■ Task brief ■
Every line of the material below must be repeated exactly.

■ Task inputs ■
--------------------------------------------------

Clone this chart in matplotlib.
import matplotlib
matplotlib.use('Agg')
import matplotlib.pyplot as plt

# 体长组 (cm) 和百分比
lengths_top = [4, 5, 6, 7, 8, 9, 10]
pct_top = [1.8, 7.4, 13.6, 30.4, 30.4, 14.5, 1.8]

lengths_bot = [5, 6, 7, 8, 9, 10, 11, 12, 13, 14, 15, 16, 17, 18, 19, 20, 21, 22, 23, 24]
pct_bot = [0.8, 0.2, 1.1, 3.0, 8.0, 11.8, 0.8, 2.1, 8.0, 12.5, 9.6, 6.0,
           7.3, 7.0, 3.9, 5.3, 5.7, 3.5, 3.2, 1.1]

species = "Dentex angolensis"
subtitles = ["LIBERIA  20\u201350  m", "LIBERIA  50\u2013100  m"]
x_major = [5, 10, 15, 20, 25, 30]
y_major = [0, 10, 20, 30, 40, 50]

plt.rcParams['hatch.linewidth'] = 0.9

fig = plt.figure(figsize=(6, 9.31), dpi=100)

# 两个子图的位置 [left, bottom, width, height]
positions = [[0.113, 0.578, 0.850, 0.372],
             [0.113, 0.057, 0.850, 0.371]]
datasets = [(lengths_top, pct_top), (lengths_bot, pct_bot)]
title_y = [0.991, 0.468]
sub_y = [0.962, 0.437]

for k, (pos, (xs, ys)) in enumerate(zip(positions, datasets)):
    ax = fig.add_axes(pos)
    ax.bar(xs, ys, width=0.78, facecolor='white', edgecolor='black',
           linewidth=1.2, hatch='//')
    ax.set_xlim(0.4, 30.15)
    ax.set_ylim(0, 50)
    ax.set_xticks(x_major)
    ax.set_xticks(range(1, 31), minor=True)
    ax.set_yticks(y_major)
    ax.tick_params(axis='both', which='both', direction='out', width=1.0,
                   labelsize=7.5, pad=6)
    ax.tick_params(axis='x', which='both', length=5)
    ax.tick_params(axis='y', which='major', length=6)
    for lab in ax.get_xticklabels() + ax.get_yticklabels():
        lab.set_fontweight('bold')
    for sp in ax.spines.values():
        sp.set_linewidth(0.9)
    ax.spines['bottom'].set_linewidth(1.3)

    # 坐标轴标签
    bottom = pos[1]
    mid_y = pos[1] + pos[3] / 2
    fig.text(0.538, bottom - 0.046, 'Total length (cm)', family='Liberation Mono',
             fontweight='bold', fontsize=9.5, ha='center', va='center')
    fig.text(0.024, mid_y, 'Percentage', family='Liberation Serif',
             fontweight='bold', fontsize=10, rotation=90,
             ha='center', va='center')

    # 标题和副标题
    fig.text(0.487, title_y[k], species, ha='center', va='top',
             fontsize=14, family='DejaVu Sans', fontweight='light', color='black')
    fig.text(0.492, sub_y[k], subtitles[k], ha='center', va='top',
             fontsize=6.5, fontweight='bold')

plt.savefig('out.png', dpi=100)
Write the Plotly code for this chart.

--------------------------------------------------

■ Answer for the task ■
Clone this chart in matplotlib.
import matplotlib
matplotlib.use('Agg')
import matplotlib.pyplot as plt

# 体长组 (cm) 和百分比
lengths_top = [4, 5, 6, 7, 8, 9, 10]
pct_top = [1.8, 7.4, 13.6, 30.4, 30.4, 14.5, 1.8]

lengths_bot = [5, 6, 7, 8, 9, 10, 11, 12, 13, 14, 15, 16, 17, 18, 19, 20, 21, 22, 23, 24]
pct_bot = [0.8, 0.2, 1.1, 3.0, 8.0, 11.8, 0.8, 2.1, 8.0, 12.5, 9.6, 6.0,
           7.3, 7.0, 3.9, 5.3, 5.7, 3.5, 3.2, 1.1]

species = "Dentex angolensis"
subtitles = ["LIBERIA  20\u201350  m", "LIBERIA  50\u2013100  m"]
x_major = [5, 10, 15, 20, 25, 30]
y_major = [0, 10, 20, 30, 40, 50]

plt.rcParams['hatch.linewidth'] = 0.9

fig = plt.figure(figsize=(6, 9.31), dpi=100)

# 两个子图的位置 [left, bottom, width, height]
positions = [[0.113, 0.578, 0.850, 0.372],
             [0.113, 0.057, 0.850, 0.371]]
datasets = [(lengths_top, pct_top), (lengths_bot, pct_bot)]
title_y = [0.991, 0.468]
sub_y = [0.962, 0.437]

for k, (pos, (xs, ys)) in enumerate(zip(positions, datasets)):
    ax = fig.add_axes(pos)
    ax.bar(xs, ys, width=0.78, facecolor='white', edgecolor='black',
           linewidth=1.2, hatch='//')
    ax.set_xlim(0.4, 30.15)
    ax.set_ylim(0, 50)
    ax.set_xticks(x_major)
    ax.set_xticks(range(1, 31), minor=True)
    ax.set_yticks(y_major)
    ax.tick_params(axis='both', which='both', direction='out', width=1.0,
                   labelsize=7.5, pad=6)
    ax.tick_params(axis='x', which='both', length=5)
    ax.tick_params(axis='y', which='major', length=6)
    for lab in ax.get_xticklabels() + ax.get_yticklabels():
        lab.set_fontweight('bold')
    for sp in ax.spines.values():
        sp.set_linewidth(0.9)
    ax.spines['bottom'].set_linewidth(1.3)

    # 坐标轴标签
    bottom = pos[1]
    mid_y = pos[1] + pos[3] / 2
    fig.text(0.538, bottom - 0.046, 'Total length (cm)', family='Liberation Mono',
             fontweight='bold', fontsize=9.5, ha='center', va='center')
    fig.text(0.024, mid_y, 'Percentage', family='Liberation Serif',
             fontweight='bold', fontsize=10, rotation=90,
             ha='center', va='center')

    # 标题和副标题
    fig.text(0.487, title_y[k], species, ha='center', va='top',
             fontsize=14, family='DejaVu Sans', fontweight='light', color='black')
    fig.text(0.492, sub_y[k], subtitles[k], ha='center', va='top',
             fontsize=6.5, fontweight='bold')

plt.savefig('out.png', dpi=100)
Write the Plotly code for this chart.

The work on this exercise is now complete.